Nimbus couplers are soft [rubbery] pads, and you use two, one on each side of a metal spacer, as feet to couple the component [and its vibrations] to a solid mass – usually an massive Isolation Platform which are about 60lbs on average. We used to poo poo the feet, but they do increase the performance of a Isolation Base by quite a bit – oh, say, 25%? (it varies from component to component. EMM Labs somewhat lower, Audio Note and Lamm somewhat higher, whatever – you get the point, right?)

You can now buy the triplet: 2 nimbi and a spacer, as a single unit, the Couplers being permanently bonded to the Nimbus Spacer using a very highgrade aerospace adhesive system. “The bonded assembly makes handling the units very easy for all applications.” They used to do something like this a long time ago, bonding 1 metal spacer to one soft coupler – which still allowed one to put it under a foot of a component if one desired (not recommended, especially, unless there is no alternative. It sounds better if they are placed under the metal of the component’s chassis; placing them under the component’s feet does improve the sound – just not as much). So, I guess the point that this paragraph was trying to make but doing a lousy job at – is that bonding them together is more convenient – but not nearly as flexible. So unless there is a sonic difference (none that I know of. Neli? Mike L.?) then in most cases you will still want to get the 3-piece feet as separates.

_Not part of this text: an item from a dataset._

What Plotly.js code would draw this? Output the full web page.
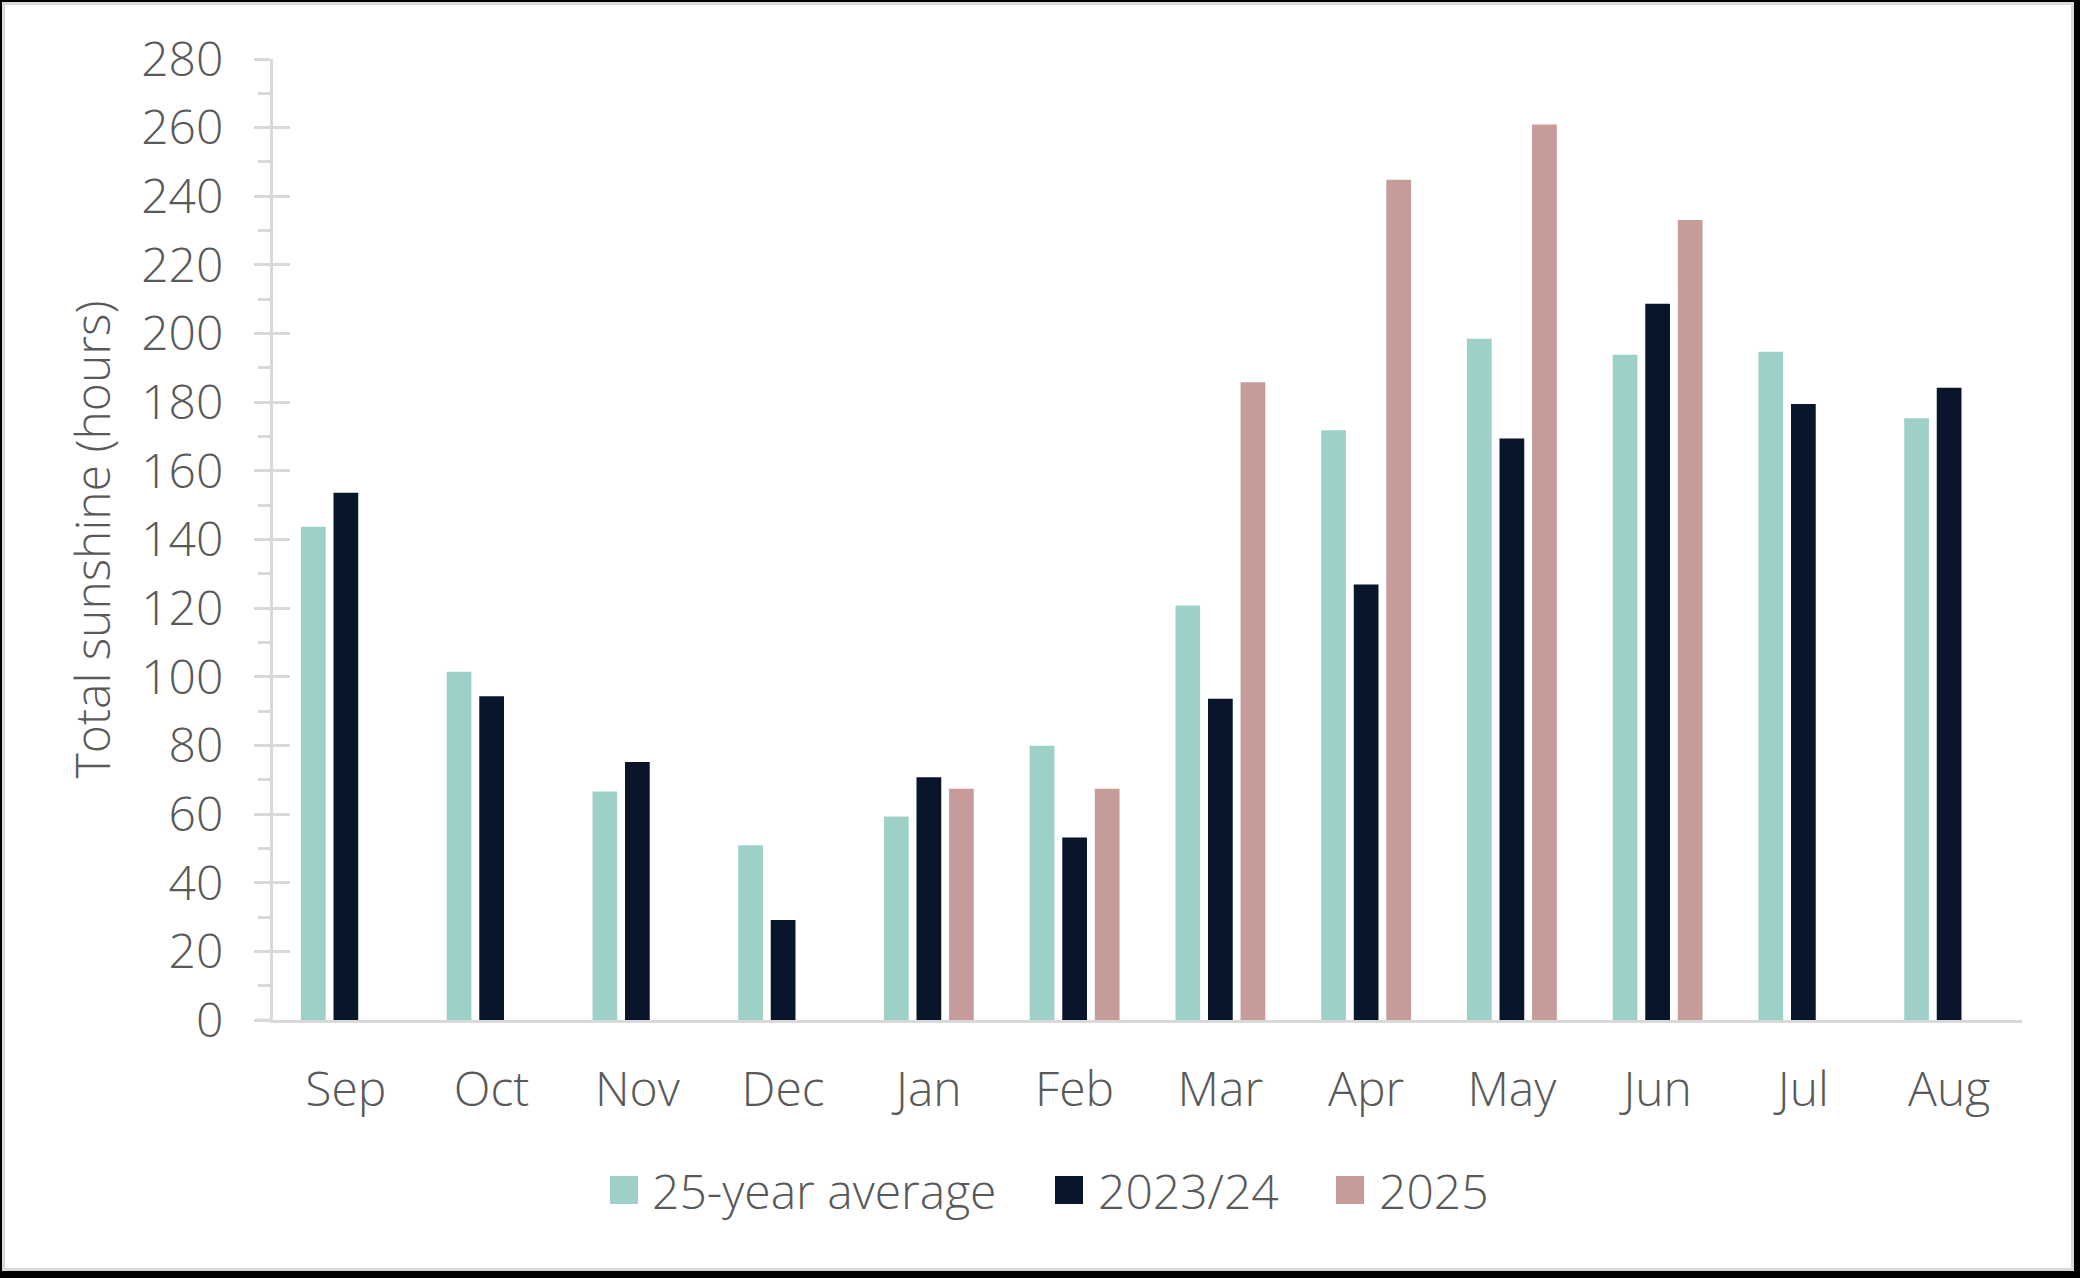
<!DOCTYPE html>
<html>
<head>
<meta charset="utf-8">
<script src="https://cdn.plot.ly/plotly-3.0.1.min.js"></script>
<style>
  html, body { margin: 0; padding: 0; background: #fff; }
  #wrap { position: relative; width: 2080px; height: 1278px; }
  #chart { position: absolute; left: 0; top: 0; width: 2080px; height: 1278px; }
  #frame { position: absolute; left: 0; top: 0; width: 2080px; height: 1278px; box-sizing: border-box;
           border-style: solid; border-color: #000; border-width: 2px 6px 7px 2px;
           box-shadow: inset 0 0 0 3px #d9d9d9; pointer-events: none; }
</style>
</head>
<body>
<div id="wrap">
  <div id="chart"></div>
  <div id="frame"></div>
</div>
<script>
const months = ['Sep','Oct','Nov','Dec','Jan','Feb','Mar','Apr','May','Jun','Jul','Aug'];
const avg25 = [143.7,101.5,66.6,50.9,59.3,79.9,120.8,171.8,198.5,193.8,194.7,175.3];
const y2023_24 = [153.6,94.3,75.2,29.1,70.7,53.2,93.6,126.9,169.4,208.7,179.5,184.2];
const y2025 = [null,null,null,null,67.4,67.4,185.8,244.8,260.9,233.1,null,null];
const seriesNames = ['25-year average','2023/24','2025'];
const colors = ['#9DD1C7','#08152B','#C89B9B'];
const yTickVals = [0,20,40,60,80,100,120,140,160,180,200,220,240,260,280];

const textColor = '#595959';
const axisColor = '#d9d9d9';
const fontFam = '"Open Sans", "Noto Sans", sans-serif';
const fw = 300;
const fs = 48;

const W = 2080, H = 1278;
const L = 273, R = 58, T = 59, B = 258;
const pw = W - L - R, ph = H - T - B;
const px2x = p => (p - L) / pw;
const py2y = p => (H - B - p) / ph;

const data = [avg25, y2023_24, y2025].map((vals, i) => ({
  type: 'bar', x: months, y: vals, name: seriesNames[i],
  marker: { color: colors[i], line: { width: 0 } },
  hoverinfo: 'x+y+name', showlegend: false
}));
data.push({ type: 'scatter', x: [], y: [], yaxis: 'y2', showlegend: false, hoverinfo: 'skip' });

// custom legend
const legendItems = [
  { sq: 610, tx: 650 },
  { sq: 1055, tx: 1096 },
  { sq: 1336, tx: 1377 }
];
const legY = 1190, sqS = 28;
const shapes = [
  { type: 'line', xref: 'paper', yref: 'y', x0: px2x(257), x1: 0, y0: 0, y1: 0,
    line: { color: axisColor, width: 3 } }
];
const annotations = [];
legendItems.forEach((it, i) => {
  shapes.push({ type: 'rect', xref: 'paper', yref: 'paper',
    x0: px2x(it.sq), x1: px2x(it.sq + sqS), y0: py2y(legY + sqS/2), y1: py2y(legY - sqS/2),
    fillcolor: colors[i], line: { width: 0 } });
  annotations.push({ xref: 'paper', yref: 'paper', x: px2x(it.tx), y: py2y(legY),
    xanchor: 'left', yanchor: 'middle', showarrow: false, text: seriesNames[i],
    font: { family: fontFam, size: fs, color: textColor, weight: fw } });
});

const layout = {
  width: W, height: H,
  margin: { l: L, r: R, t: T, b: B },
  paper_bgcolor: '#ffffff', plot_bgcolor: '#ffffff',
  font: { family: fontFam, color: textColor, size: fs, weight: fw },
  barmode: 'group', bargap: 0.33, bargroupgap: 0.24,
  showlegend: false,
  xaxis: {
    type: 'category', showgrid: false, zeroline: false,
    showline: true, linecolor: axisColor, linewidth: 3,
    ticks: '', ticklabelstandoff: 25,
    tickfont: { family: fontFam, size: fs, color: textColor, weight: fw },
    fixedrange: true
  },
  yaxis: {
    range: [0, 280], tickvals: yTickVals, showgrid: false, zeroline: false,
    showline: true, linecolor: axisColor, linewidth: 3,
    ticks: 'outside', ticklen: 16, tickwidth: 3, tickcolor: axisColor,
    minor: { dtick: 10, ticks: 'outside', ticklen: 12, tickwidth: 3, tickcolor: axisColor, showgrid: false },
    ticklabelstandoff: 21,
    tickfont: { family: fontFam, size: fs, color: textColor, weight: fw },
    title: { text: 'Total sunshine (hours)', standoff: 16,
             font: { family: fontFam, size: fs, color: textColor, weight: fw } },
    automargin: false, fixedrange: true
  },
  yaxis2: {
    overlaying: 'y', side: 'left', anchor: 'x',
    range: [0, 280], tickvals: yTickVals, showgrid: false, zeroline: false,
    showline: false, showticklabels: false,
    ticks: 'inside', ticklen: 17, tickwidth: 3, tickcolor: axisColor,
    fixedrange: true
  },
  shapes: shapes,
  annotations: annotations
};

Plotly.newPlot('chart', data, layout, { displayModeBar: false, staticPlot: true });
</script>
</body>
</html>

OK, think that is it for HRS!

Seriously, if you want your system to sound a lot better without even having to upgrade any components – this is it. We have found HRS to be a consistent and a predictable performer. Most other isolation products, although often quite popular, are sadly horrible sounding compared to using nothing at all [Is there such a thing as laughably bad. ? Nope, probably not.].